Is there a way to encode a single video with multiple tracks of different languages so that they are selectable within Windows Media Player? (I need English, French, German, Spanish, Portuguese)
I did a little research online and it seems like this might be possible with .MP4?
Just wondering if anyone has done this or knows of a workaround for this.
Well, I don’t want a dvd or menu. Just a way for someone to select a different language through a video player setting. Is there a way to export .MKV’s?
From what I’ve read on here, this is a near impossible thing to do….like to have an .mkv that end users can switch languages because .mkv’s are rare and require certain codecs and players that people would have to install.
Well, one thought would be to author in Encore to a Flash DVD, and use that code/files on the Web site.
Flash will give you the interactivity, that you need, where a standard AV file will have no interactivity.
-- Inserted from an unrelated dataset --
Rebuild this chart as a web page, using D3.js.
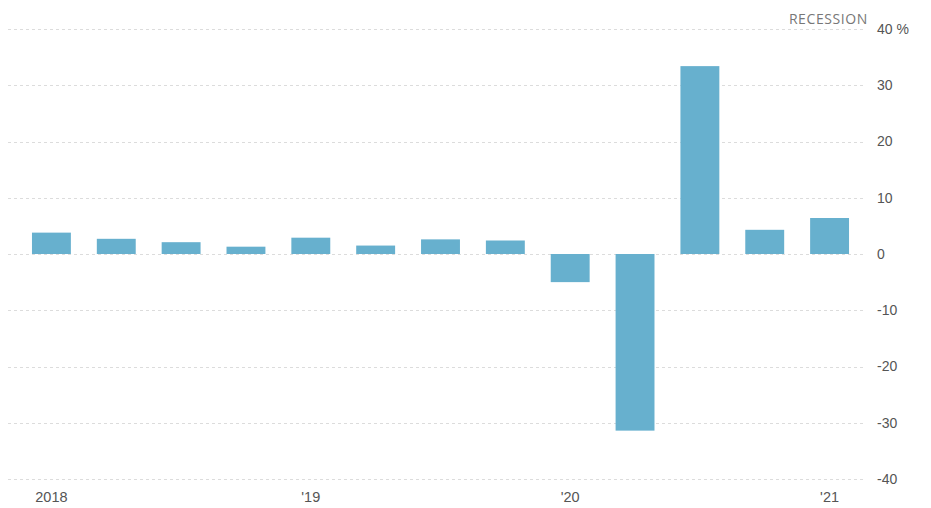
<!DOCTYPE html>
<html>
<head>
<meta charset="utf-8">
<script src="https://cdn.jsdelivr.net/npm/d3@7"></script>
<style>
  body { margin: 0; background: #fff; }
  svg { display: block; font-family: "Open Sans", sans-serif; }
</style>
</head>
<body>
<div id="chart"></div>
<script>
// DATA
var quarters = ['2018Q1', '2018Q2', '2018Q3', '2018Q4', '2019Q1', '2019Q2', '2019Q3', '2019Q4',
                '2020Q1', '2020Q2', '2020Q3', '2020Q4', '2021Q1'];
var growth = [3.8, 2.7, 2.1, 1.3, 2.9, 1.5, 2.6, 2.4, -5.0, -31.4, 33.4, 4.3, 6.4];
var yTicks = [40, 30, 20, 10, 0, -10, -20, -30, -40];
var xLabels = { '2018Q1': '2018', '2019Q1': "'19", '2020Q1': "'20", '2021Q1': "'21" };

var width = 931, height = 508;

var svg = d3.select('#chart').append('svg')
            .attr('width', width)
            .attr('height', height);

// Scales
var x = d3.scaleBand()
          .domain(quarters)
          .range([19, 862])
          .paddingInner(0.4)
          .paddingOuter(0.2);

var y = d3.scaleLinear()
          .domain([-40, 40])
          .range([479, 29]);

// Gridlines
svg.append('g')
   .selectAll('line')
   .data(yTicks)
   .join('line')
   .attr('x1', 8)
   .attr('x2', 866)
   .attr('y1', d => Math.round(y(d)) + 0.5)
   .attr('y2', d => Math.round(y(d)) + 0.5)
   .style('stroke', '#dcdcdc')
   .style('stroke-width', 1)
   .style('stroke-dasharray', '3,3');

// Bars
svg.append('g')
   .selectAll('rect')
   .data(quarters)
   .join('rect')
   .attr('x', d => x(d))
   .attr('width', x.bandwidth())
   .attr('y', (d, i) => y(Math.max(0, growth[i])))
   .attr('height', (d, i) => Math.abs(y(growth[i]) - y(0)))
   .style('fill', '#67b0ce');

// Y axis labels (right side)
var yAxis = d3.axisRight(y)
              .tickValues(yTicks)
              .tickSize(0)
              .tickPadding(0)
              .tickFormat(d => d === 40 ? '40 %' : d);

svg.append('g')
   .attr('transform', 'translate(877,0)')
   .call(yAxis)
   .call(g => g.select('.domain').remove())
   .call(g => g.selectAll('text')
               .attr('dy', '0.32em')
               .style('font-size', '14px')
               .style('fill', '#555'));

// X axis labels
var xAxis = d3.axisBottom(x)
              .tickValues(quarters.filter(q => xLabels[q]))
              .tickSize(0)
              .tickPadding(0)
              .tickFormat(q => xLabels[q]);

svg.append('g')
   .attr('transform', 'translate(0,492)')
   .call(xAxis)
   .call(g => g.select('.domain').remove())
   .call(g => g.selectAll('text')
               .style('font-size', '14.5px')
               .style('fill', '#555'));

// Recession label
svg.append('text')
   .attr('x', 868)
   .attr('y', 24)
   .attr('text-anchor', 'end')
   .style('font-size', '14px')
   .style('letter-spacing', '0.6px')
   .style('fill', '#777')
   .text('RECESSION');
</script>
</body>
</html>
That must come from elsewhere.
Or, use Harm's suggestion in Reply # 3.
a way for someone to select a different language through a video player setting.
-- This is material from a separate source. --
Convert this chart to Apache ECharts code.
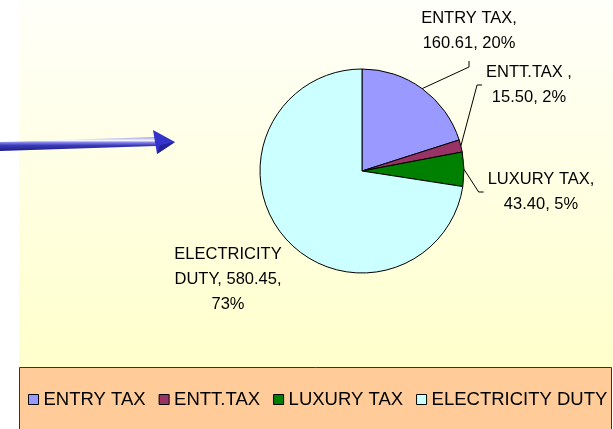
<!DOCTYPE html>
<html>
<head>
<meta charset="utf-8">
<style>
  html, body { margin: 0; padding: 0; background: #fff; }
  #chart { width: 613px; height: 429px; }
</style>
<script src="https://cdn.jsdelivr.net/npm/echarts@6/dist/echarts.min.js"></script>
</head>
<body>
<div id="chart"></div>
<script>
// 数据
const NAMES = ['ENTRY TAX', 'ENTT.TAX', 'LUXURY TAX', 'ELECTRICITY DUTY'];
const VALUES = [160.61, 15.50, 43.40, 580.45];
const LABEL_HEADS = ['ENTRY TAX,', 'ENTT.TAX ,', 'LUXURY TAX,', 'ELECTRICITY\nDUTY,'];
const COLORS = ['#9999ff', '#993366', '#008000', '#ccffff'];

// label 位置 [中心x, 中心y, 引线接在哪一侧]
const LABEL_POS = [
  [469, 31, 'bottom'],
  [529, 85, 'left'],
  [541, 192, 'left'],
  [228, 279, 'none']
];

const FONT = 'Liberation Sans, Arial, sans-serif';
const TOTAL = VALUES.reduce((a, b) => a + b, 0);

function fmtLabel(i) {
  let pct = Math.round(VALUES[i] / TOTAL * 100);
  let head = LABEL_HEADS[i];
  // ELECTRICITY DUTY 换行方式不同
  if (i === 3) {
    return head + ' ' + VALUES[i].toFixed(2) + ',\n' + pct + '%';
  }
  return head + '\n' + VALUES[i].toFixed(2) + ', ' + pct + '%';
}

const seriesData = NAMES.map((name, i) => ({
  name: name,
  value: VALUES[i],
  itemStyle: { color: COLORS[i] },
  labelLine: { show: i !== 3 }
}));

let myChart = echarts.init(document.getElementById('chart'), null, { renderer: 'canvas' });

let option = {
  animation: false,
  textStyle: { fontFamily: FONT },
  graphic: [
    // 绘图区背景
    {
      type: 'rect',
      z: -10,
      shape: { x: 19, y: 0, width: 594, height: 367 },
      style: {
        fill: {
          type: 'linear', x: 0, y: 0, x2: 0, y2: 1,
          colorStops: [{ offset: 0, color: '#fffffa' }, { offset: 1, color: '#ffffcc' }]
        }
      }
    },
    // 图例背景
    {
      type: 'rect',
      z: -10,
      shape: { x: 19.5, y: 367.5, width: 592, height: 70 },
      style: { fill: '#ffcc99', stroke: '#333', lineWidth: 1 }
    },
    // 箭头
    {
      type: 'polygon',
      z: -5,
      shape: { points: [[0, 142], [156, 137], [156, 146], [0, 151]] },
      style: {
        fill: {
          type: 'linear', x: 0, y: 0, x2: 0, y2: 1,
          colorStops: [
            { offset: 0, color: '#9a9aee' },
            { offset: 0.25, color: '#f4f4ff' },
            { offset: 0.4, color: '#8080e8' },
            { offset: 0.6, color: '#3a3ab8' },
            { offset: 1, color: '#1c1c88' }
          ]
        }
      }
    },
    {
      type: 'polygon',
      z: -5,
      shape: { points: [[153, 130], [175, 142], [157, 154]] },
      style: { fill: '#3434cc' }
    },
    {
      type: 'polygon',
      z: -5,
      shape: { points: [[157, 154], [175, 142], [160, 145]] },
      style: { fill: '#22229a' }
    }
  ],
  legend: {
    data: NAMES,
    left: 28,
    top: 390,
    padding: 0,
    itemGap: 13,
    itemWidth: 10,
    itemHeight: 10,
    icon: 'rect',
    itemStyle: { borderColor: '#000', borderWidth: 1 },
    textStyle: { fontFamily: FONT, fontSize: 18.5, color: '#000' }
  },
  series: [{
    type: 'pie',
    center: [362, 171],
    radius: 102,
    startAngle: 90,
    clockwise: true,
    avoidLabelOverlap: false,
    itemStyle: { borderColor: '#000', borderWidth: 1 },
    label: {
      show: true,
      position: 'outside',
      fontFamily: FONT,
      fontSize: 16.5,
      lineHeight: 25,
      color: '#000',
      align: 'center',
      formatter: function(params) {
        return fmtLabel(params.dataIndex);
      }
    },
    labelLine: {
      show: true,
      length: 10,
      length2: 5,
      lineStyle: { color: '#000', width: 1 }
    },
    labelLayout: function(params) {
      let pos = LABEL_POS[params.dataIndex];
      let w = params.labelRect.width;
      let h = params.labelRect.height;
      let res = { x: pos[0], y: pos[1], align: 'center', verticalAlign: 'middle' };
      let pts = params.labelLinePoints;
      if (pts && pos[2] !== 'none') {
        let start = pts[0];
        let anchor, mid;
        if (pos[2] === 'bottom') {
          anchor = [pos[0], pos[1] + h / 2 + 5];
          mid = [anchor[0], anchor[1] + 6];
        } else {
          anchor = [pos[0] - w / 2 - 4, pos[1]];
          mid = [anchor[0] - 5, anchor[1]];
        }
        res.labelLinePoints = [start, mid, anchor];
      }
      return res;
    },
    data: seriesData
  }]
};

myChart.setOption(option);
</script>
</body>
</html>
Adobe software isn't capable of this. You'll need to export out the video, and then each audio track separately. Then find some other program to combine them into one file that software players can work with, allowing the viewer to choose his language.
Thanks for the suggestion. I just read Encore’s help and they say:
“Flash does not have all of the features that DVDs have, such as multi-page menus or playing from multiple audio tracks in a timeline. Flash output does not support user operations.”
So I suggest doing what Harm said and just making multiple videos.
Thanks again for the info. Just trying to clear this up for anyone else in the future that sees this.
Hm-m-m, missed the Multiple Audio Tracks in Encore Flash. Guess that I was thinking of Sub-titles, that translate to that format.
Thank you for pointing out that limitation - learned something new. Scratch the Encore Flash theory. Sounds like Harm's method is the one to go with.
It's no big deal to play MKV files. Anyone can download the universal VLC media player which doesn't require any codec installation.
If users insist on their 'own player', they should simply download either:
If they use a standalone media player, anything from Samsung will normally play MKV files without complaining. Many devices (except Sony, Apple and Canon products) generally support MKV files to some extent.
But if your recipients are using 'conservative' hardware, you should use the MP4 contaier instead.
Use Handbrake, Freemake or (even better) MKVtoolnix to add multiple audio tracks, extra selectable subtitles or add chapters to the video file. All of these features are supported by VLC, Media Player Classic and (possibly) also BS Player.
If you have an existing DVD you want to convert to a file while still preserving the structure, use MakeMKV.